**Records shown**
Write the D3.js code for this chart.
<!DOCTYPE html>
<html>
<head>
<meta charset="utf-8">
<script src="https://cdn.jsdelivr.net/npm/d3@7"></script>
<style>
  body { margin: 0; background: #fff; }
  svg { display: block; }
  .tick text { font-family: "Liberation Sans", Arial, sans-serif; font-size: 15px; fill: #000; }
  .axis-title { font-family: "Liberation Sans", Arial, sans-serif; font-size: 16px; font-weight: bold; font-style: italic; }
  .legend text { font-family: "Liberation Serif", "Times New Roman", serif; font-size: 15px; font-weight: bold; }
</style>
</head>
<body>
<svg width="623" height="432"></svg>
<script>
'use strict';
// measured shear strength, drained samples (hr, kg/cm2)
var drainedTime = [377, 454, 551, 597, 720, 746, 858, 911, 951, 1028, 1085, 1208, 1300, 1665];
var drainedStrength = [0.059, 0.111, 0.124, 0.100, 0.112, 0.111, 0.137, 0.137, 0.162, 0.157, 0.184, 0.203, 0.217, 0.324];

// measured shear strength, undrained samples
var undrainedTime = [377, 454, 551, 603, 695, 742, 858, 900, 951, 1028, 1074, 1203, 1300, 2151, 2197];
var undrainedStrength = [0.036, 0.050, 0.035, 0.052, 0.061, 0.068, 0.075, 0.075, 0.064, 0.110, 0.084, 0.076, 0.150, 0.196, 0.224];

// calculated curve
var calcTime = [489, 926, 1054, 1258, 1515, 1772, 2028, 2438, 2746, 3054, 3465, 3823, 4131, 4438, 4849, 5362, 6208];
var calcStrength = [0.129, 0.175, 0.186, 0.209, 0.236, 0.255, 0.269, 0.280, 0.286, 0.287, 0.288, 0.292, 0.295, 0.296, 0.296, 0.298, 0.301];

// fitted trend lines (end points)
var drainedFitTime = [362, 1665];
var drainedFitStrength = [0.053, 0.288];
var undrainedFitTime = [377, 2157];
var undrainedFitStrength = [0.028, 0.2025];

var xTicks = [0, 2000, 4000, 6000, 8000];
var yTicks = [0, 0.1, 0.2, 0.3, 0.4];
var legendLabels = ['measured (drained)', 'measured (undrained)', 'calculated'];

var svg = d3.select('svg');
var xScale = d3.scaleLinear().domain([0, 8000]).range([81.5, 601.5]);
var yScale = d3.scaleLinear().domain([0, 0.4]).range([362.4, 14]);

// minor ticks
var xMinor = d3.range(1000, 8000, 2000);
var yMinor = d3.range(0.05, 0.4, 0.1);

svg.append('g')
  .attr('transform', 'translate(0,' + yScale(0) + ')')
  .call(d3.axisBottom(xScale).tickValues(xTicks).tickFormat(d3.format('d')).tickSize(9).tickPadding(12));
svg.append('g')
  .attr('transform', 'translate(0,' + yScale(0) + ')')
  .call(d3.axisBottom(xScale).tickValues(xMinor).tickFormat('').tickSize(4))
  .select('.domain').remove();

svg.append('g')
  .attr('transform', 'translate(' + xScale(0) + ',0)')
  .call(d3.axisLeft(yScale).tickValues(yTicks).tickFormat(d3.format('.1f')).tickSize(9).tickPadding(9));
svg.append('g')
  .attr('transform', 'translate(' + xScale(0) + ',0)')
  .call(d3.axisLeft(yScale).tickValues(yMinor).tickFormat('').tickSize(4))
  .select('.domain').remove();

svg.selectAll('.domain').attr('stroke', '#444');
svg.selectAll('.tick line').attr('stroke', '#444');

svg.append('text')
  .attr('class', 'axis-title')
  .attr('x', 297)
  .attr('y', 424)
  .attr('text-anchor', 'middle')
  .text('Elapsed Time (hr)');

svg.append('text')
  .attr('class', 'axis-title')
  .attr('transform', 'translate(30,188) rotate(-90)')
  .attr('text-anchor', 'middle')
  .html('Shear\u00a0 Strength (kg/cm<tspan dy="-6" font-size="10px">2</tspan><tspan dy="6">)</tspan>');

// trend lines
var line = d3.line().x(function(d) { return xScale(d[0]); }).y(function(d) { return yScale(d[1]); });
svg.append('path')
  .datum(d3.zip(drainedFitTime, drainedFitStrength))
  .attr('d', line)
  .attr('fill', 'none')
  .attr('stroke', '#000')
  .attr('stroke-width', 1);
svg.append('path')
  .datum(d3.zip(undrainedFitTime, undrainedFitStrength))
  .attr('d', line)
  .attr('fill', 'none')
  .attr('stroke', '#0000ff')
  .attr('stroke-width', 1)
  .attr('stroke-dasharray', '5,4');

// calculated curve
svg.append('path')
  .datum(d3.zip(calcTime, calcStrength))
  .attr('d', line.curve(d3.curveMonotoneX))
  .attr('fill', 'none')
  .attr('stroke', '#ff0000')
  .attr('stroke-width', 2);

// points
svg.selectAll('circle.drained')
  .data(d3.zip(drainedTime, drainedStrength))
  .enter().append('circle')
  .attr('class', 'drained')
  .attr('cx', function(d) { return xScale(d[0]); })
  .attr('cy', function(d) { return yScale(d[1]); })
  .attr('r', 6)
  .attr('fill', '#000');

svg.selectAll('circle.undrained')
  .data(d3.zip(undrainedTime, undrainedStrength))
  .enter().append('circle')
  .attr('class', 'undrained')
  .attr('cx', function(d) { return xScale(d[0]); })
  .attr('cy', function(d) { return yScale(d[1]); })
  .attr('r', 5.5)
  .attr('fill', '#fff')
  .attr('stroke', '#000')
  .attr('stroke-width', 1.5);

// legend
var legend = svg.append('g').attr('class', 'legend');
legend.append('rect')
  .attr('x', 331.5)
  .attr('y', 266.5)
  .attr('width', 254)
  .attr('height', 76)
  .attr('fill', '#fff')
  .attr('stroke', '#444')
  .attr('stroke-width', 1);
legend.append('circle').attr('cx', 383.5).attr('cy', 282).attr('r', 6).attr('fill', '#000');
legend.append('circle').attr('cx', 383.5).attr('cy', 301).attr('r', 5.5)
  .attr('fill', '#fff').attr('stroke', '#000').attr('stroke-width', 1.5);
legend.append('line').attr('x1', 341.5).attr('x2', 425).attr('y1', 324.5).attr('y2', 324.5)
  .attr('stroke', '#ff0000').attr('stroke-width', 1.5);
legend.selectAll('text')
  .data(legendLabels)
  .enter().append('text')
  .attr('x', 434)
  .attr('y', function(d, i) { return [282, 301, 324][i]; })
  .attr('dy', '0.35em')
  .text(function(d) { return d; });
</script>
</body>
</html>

...

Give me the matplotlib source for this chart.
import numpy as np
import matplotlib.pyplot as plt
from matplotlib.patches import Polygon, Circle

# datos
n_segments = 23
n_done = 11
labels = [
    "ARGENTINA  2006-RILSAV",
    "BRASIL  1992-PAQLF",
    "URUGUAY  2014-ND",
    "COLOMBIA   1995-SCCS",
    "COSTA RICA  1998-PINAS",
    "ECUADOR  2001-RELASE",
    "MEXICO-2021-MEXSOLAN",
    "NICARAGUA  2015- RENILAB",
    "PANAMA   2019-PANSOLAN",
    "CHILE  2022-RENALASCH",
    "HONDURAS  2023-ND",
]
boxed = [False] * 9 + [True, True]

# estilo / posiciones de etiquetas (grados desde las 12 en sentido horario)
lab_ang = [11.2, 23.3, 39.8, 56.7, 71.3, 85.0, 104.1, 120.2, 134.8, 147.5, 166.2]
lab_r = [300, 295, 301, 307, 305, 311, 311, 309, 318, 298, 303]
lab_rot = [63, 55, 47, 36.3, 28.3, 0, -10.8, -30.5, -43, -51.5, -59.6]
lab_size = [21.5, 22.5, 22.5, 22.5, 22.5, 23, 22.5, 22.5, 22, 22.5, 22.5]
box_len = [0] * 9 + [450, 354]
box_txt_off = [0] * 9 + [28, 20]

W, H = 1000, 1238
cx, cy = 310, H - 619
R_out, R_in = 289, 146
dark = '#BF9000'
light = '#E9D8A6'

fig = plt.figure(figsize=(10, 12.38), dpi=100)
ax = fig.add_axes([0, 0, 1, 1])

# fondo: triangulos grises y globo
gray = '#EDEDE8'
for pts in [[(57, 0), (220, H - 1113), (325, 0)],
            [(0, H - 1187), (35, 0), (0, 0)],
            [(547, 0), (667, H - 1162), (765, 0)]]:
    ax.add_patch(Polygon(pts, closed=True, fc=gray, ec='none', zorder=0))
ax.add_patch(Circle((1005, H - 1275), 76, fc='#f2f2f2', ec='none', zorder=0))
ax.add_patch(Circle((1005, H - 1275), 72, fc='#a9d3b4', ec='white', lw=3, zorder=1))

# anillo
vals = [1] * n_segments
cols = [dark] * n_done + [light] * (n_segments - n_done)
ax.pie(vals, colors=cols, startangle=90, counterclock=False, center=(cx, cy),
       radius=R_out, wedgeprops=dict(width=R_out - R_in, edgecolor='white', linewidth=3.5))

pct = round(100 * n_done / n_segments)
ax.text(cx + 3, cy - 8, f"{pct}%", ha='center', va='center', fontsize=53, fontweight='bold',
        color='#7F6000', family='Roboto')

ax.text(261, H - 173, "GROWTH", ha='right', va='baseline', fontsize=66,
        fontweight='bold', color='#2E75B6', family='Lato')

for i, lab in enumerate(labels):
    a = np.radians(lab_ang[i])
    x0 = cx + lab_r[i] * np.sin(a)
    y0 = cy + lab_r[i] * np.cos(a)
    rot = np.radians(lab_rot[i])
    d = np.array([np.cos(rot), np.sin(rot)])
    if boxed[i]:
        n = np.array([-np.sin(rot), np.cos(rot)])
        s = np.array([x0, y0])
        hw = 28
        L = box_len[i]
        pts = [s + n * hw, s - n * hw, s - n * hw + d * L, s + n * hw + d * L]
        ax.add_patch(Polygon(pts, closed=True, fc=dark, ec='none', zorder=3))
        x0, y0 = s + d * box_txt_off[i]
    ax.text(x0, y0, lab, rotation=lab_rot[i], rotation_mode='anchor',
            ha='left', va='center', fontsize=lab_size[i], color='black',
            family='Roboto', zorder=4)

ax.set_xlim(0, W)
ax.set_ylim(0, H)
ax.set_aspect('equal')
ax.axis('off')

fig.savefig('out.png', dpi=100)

* * *

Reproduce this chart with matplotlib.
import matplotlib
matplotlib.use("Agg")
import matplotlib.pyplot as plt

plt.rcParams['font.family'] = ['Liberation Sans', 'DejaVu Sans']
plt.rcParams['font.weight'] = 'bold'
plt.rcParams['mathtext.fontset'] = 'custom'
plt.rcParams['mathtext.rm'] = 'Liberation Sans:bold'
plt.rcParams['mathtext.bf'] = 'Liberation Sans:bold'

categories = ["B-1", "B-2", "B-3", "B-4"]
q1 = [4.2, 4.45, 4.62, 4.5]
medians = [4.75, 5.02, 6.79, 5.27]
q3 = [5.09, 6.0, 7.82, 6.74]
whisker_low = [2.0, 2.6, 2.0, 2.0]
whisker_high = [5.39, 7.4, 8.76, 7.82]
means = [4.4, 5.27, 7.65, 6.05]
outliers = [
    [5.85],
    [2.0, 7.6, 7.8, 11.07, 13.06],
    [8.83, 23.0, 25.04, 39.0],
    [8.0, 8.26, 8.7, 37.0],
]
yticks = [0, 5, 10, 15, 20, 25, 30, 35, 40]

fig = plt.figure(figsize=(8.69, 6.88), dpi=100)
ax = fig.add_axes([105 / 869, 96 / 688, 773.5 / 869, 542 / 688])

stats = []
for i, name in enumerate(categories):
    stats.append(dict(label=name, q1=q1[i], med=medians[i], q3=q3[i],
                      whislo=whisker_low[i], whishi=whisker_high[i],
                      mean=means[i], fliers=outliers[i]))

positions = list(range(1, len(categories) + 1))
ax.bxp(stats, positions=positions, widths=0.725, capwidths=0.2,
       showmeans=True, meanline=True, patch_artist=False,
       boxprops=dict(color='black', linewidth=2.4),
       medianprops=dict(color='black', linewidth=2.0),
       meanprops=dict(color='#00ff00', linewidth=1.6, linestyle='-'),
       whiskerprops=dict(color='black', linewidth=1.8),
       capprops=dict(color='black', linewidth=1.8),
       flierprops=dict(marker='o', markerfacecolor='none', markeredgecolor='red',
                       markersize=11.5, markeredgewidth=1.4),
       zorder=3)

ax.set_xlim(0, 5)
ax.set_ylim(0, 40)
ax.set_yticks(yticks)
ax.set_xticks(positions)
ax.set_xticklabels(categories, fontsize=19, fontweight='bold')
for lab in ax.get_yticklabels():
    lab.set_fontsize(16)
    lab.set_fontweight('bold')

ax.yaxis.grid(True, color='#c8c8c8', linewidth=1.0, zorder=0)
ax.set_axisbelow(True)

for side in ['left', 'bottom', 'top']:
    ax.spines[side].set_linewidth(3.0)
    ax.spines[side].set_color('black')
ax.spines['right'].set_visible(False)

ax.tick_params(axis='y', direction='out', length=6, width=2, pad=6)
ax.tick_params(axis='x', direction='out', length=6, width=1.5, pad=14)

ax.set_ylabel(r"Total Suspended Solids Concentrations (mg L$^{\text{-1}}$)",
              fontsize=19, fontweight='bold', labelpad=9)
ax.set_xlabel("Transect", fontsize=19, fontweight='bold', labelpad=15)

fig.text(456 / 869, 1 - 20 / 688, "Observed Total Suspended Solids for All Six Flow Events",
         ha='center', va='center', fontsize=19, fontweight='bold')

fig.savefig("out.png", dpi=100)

**Direction**
Above are the records. Copy the lines beginning at the one that has "Give me the matplotlib source for this chart." and ending with the one that has "from matplotlib.patches import", unchanged.

**The completed task**
Give me the matplotlib source for this chart.
import numpy as np
import matplotlib.pyplot as plt
from matplotlib.patches import Polygon, Circle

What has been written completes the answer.